[Brief] Retype all material exactly. Pictures stay out of the copy.

[Given data]
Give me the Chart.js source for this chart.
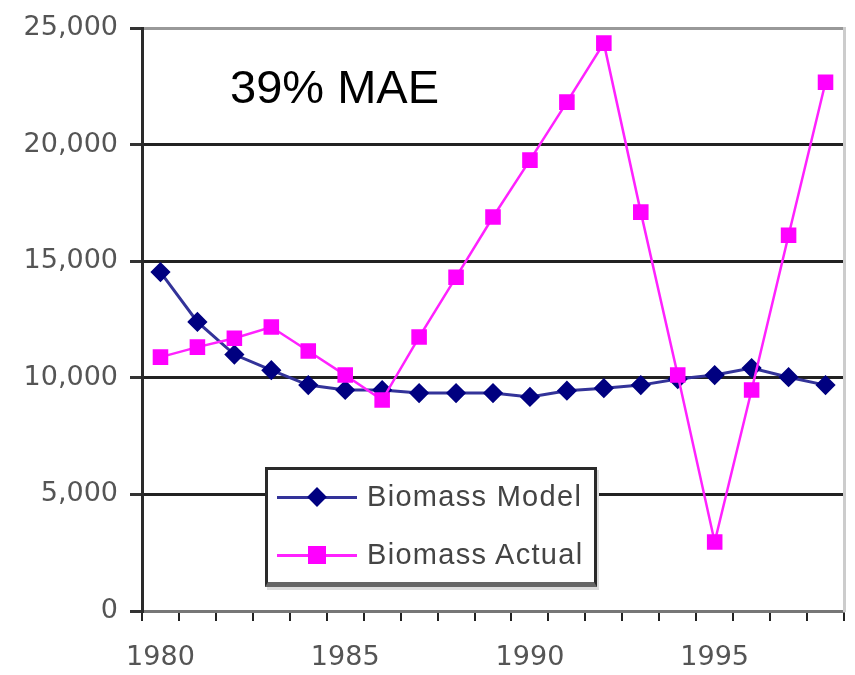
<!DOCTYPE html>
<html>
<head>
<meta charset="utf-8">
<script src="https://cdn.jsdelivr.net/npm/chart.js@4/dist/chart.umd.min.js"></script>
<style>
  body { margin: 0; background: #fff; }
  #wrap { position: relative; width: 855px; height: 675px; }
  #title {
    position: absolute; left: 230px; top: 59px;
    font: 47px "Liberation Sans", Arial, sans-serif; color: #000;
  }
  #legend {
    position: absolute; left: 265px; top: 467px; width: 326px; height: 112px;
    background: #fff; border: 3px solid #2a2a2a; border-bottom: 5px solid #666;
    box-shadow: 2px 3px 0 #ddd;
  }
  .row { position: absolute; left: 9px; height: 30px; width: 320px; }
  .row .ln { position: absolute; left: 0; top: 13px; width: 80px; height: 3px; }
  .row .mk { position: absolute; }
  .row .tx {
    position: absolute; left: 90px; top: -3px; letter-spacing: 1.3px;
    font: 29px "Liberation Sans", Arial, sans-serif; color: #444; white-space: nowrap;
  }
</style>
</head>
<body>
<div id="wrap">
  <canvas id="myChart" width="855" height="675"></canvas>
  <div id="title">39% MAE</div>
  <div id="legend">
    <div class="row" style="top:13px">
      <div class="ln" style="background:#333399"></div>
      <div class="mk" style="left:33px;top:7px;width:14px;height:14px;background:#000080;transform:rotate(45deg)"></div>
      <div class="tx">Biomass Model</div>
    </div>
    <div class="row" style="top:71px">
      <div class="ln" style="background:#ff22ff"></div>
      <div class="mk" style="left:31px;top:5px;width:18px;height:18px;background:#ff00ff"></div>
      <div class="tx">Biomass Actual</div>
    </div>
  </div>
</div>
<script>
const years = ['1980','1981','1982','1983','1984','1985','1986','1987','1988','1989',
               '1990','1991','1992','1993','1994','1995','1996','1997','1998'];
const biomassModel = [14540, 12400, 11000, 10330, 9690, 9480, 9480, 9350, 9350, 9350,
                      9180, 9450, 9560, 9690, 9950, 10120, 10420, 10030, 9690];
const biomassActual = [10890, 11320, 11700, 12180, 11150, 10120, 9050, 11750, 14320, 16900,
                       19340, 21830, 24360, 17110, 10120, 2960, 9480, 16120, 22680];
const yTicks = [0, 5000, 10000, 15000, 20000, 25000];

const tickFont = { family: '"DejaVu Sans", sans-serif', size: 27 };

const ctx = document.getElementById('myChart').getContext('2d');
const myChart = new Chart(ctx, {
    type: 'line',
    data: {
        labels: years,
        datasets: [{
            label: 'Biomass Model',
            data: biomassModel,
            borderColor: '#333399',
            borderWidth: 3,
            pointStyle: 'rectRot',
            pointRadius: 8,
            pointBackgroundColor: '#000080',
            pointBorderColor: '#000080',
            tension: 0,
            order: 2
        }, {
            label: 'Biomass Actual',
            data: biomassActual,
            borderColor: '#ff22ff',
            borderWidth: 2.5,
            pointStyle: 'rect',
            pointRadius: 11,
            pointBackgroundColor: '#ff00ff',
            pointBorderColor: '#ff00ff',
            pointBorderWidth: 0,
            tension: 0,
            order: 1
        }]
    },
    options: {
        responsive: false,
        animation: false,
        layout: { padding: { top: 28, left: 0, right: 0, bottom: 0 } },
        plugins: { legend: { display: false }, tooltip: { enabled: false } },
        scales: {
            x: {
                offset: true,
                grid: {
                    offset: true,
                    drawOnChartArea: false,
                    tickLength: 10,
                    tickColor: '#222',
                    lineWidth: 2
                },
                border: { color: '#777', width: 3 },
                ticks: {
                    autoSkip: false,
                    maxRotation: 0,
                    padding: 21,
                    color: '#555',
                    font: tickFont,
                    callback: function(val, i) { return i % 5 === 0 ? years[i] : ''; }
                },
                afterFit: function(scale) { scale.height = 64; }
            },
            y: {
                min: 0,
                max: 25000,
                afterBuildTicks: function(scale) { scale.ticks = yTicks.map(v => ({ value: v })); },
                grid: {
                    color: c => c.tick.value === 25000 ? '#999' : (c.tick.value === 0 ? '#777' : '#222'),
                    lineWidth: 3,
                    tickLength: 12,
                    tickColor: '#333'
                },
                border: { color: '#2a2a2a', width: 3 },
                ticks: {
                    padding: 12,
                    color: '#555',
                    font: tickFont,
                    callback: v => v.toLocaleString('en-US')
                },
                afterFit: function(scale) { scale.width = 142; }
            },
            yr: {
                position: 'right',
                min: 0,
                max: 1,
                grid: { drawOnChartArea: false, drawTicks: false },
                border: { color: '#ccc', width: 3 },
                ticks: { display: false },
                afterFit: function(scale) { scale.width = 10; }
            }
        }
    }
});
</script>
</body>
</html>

[Correct response]
Give me the Chart.js source for this chart.
<!DOCTYPE html>
<html>
<head>
<meta charset="utf-8">
<script src="https://cdn.jsdelivr.net/npm/chart.js@4/dist/chart.umd.min.js"></script>
<style>
  body { margin: 0; background: #fff; }
  #wrap { position: relative; width: 855px; height: 675px; }
  #title {
    position: absolute; left: 230px; top: 59px;
    font: 47px "Liberation Sans", Arial, sans-serif; color: #000;
  }
  #legend {
    position: absolute; left: 265px; top: 467px; width: 326px; height: 112px;
    background: #fff; border: 3px solid #2a2a2a; border-bottom: 5px solid #666;
    box-shadow: 2px 3px 0 #ddd;
  }
  .row { position: absolute; left: 9px; height: 30px; width: 320px; }
  .row .ln { position: absolute; left: 0; top: 13px; width: 80px; height: 3px; }
  .row .mk { position: absolute; }
  .row .tx {
    position: absolute; left: 90px; top: -3px; letter-spacing: 1.3px;
    font: 29px "Liberation Sans", Arial, sans-serif; color: #444; white-space: nowrap;
  }
</style>
</head>
<body>
<div id="wrap">
  <canvas id="myChart" width="855" height="675"></canvas>
  <div id="title">39% MAE</div>
  <div id="legend">
    <div class="row" style="top:13px">
      <div class="ln" style="background:#333399"></div>
      <div class="mk" style="left:33px;top:7px;width:14px;height:14px;background:#000080;transform:rotate(45deg)"></div>
      <div class="tx">Biomass Model</div>
    </div>
    <div class="row" style="top:71px">
      <div class="ln" style="background:#ff22ff"></div>
      <div class="mk" style="left:31px;top:5px;width:18px;height:18px;background:#ff00ff"></div>
      <div class="tx">Biomass Actual</div>
    </div>
  </div>
</div>
<script>
const years = ['1980','1981','1982','1983','1984','1985','1986','1987','1988','1989',
               '1990','1991','1992','1993','1994','1995','1996','1997','1998'];
const biomassModel = [14540, 12400, 11000, 10330, 9690, 9480, 9480, 9350, 9350, 9350,
                      9180, 9450, 9560, 9690, 9950, 10120, 10420, 10030, 9690];
const biomassActual = [10890, 11320, 11700, 12180, 11150, 10120, 9050, 11750, 14320, 16900,
                       19340, 21830, 24360, 17110, 10120, 2960, 9480, 16120, 22680];
const yTicks = [0, 5000, 10000, 15000, 20000, 25000];

const tickFont = { family: '"DejaVu Sans", sans-serif', size: 27 };

const ctx = document.getElementById('myChart').getContext('2d');
const myChart = new Chart(ctx, {
    type: 'line',
    data: {
        labels: years,
        datasets: [{
            label: 'Biomass Model',
            data: biomassModel,
            borderColor: '#333399',
            borderWidth: 3,
            pointStyle: 'rectRot',
            pointRadius: 8,
            pointBackgroundColor: '#000080',
            pointBorderColor: '#000080',
            tension: 0,
            order: 2
        }, {
            label: 'Biomass Actual',
            data: biomassActual,
            borderColor: '#ff22ff',
            borderWidth: 2.5,
            pointStyle: 'rect',
            pointRadius: 11,
            pointBackgroundColor: '#ff00ff',
            pointBorderColor: '#ff00ff',
            pointBorderWidth: 0,
            tension: 0,
            order: 1
        }]
    },
    options: {
        responsive: false,
        animation: false,
        layout: { padding: { top: 28, left: 0, right: 0, bottom: 0 } },
        plugins: { legend: { display: false }, tooltip: { enabled: false } },
        scales: {
            x: {
                offset: true,
                grid: {
                    offset: true,
                    drawOnChartArea: false,
                    tickLength: 10,
                    tickColor: '#222',
                    lineWidth: 2
                },
                border: { color: '#777', width: 3 },
                ticks: {
                    autoSkip: false,
                    maxRotation: 0,
                    padding: 21,
                    color: '#555',
                    font: tickFont,
                    callback: function(val, i) { return i % 5 === 0 ? years[i] : ''; }
                },
                afterFit: function(scale) { scale.height = 64; }
            },
            y: {
                min: 0,
                max: 25000,
                afterBuildTicks: function(scale) { scale.ticks = yTicks.map(v => ({ value: v })); },
                grid: {
                    color: c => c.tick.value === 25000 ? '#999' : (c.tick.value === 0 ? '#777' : '#222'),
                    lineWidth: 3,
                    tickLength: 12,
                    tickColor: '#333'
                },
                border: { color: '#2a2a2a', width: 3 },
                ticks: {
                    padding: 12,
                    color: '#555',
                    font: tickFont,
                    callback: v => v.toLocaleString('en-US')
                },
                afterFit: function(scale) { scale.width = 142; }
            },
            yr: {
                position: 'right',
                min: 0,
                max: 1,
                grid: { drawOnChartArea: false, drawTicks: false },
                border: { color: '#ccc', width: 3 },
                ticks: { display: false },
                afterFit: function(scale) { scale.width = 10; }
            }
        }
    }
});
</script>
</body>
</html>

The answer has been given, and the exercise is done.